Separating text from bytes

After applying stage 2, the recommended step is to decide which of your Python 2 strings represent text and which represent binary data and to prefix all string literals with either b or u accordingly. Furthermore, to ensure that these types behave similarly on Python 2 as on Python 3, also wrap byte-strings or text in the bytes and str types from future. For example:

from builtins import bytes, str
b = bytes(b'\x00ABCD')
s = str(u'This is normal text')

Any unadorned string literals will then represent native platform strings (byte-strings on Py2, unicode strings on Py3).

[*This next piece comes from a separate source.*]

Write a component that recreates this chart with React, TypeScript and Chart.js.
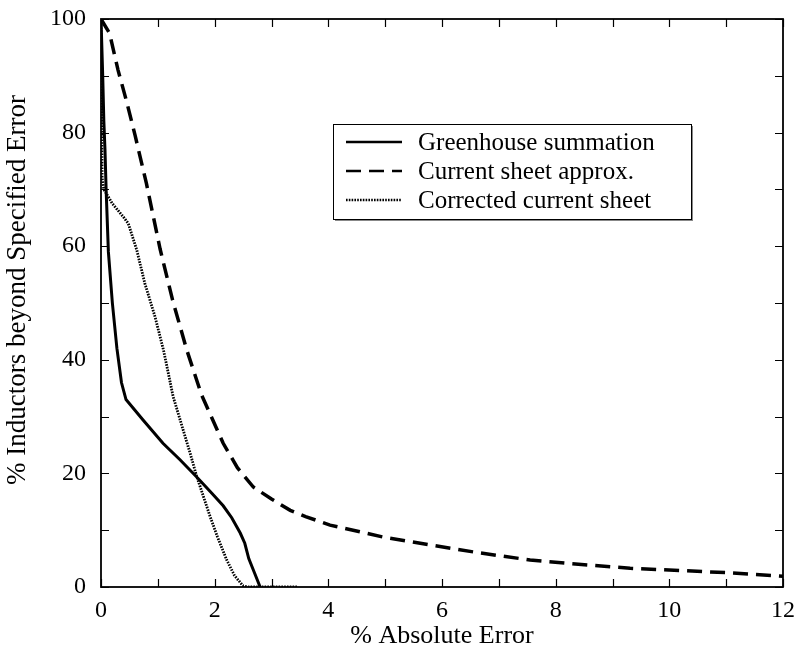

An alternative is to pass the --unicode-literals flag:

$ futurize --unicode-literals mypython2script.py

After running this, all string literals that were not explicitly marked up as b'' will mean text (Python 3 str or Python 2 unicode).

Post-conversion

After running futurize, we recommend first running your tests on Python 3 and making further code changes until they pass on Python 3.

The next step would be manually tweaking the code to re-enable Python 2 compatibility with the help of the future package. For example, you can add the @python_2_unicode_compatible decorator to any classes that define custom __str__ methods. See What else you need to know for more info.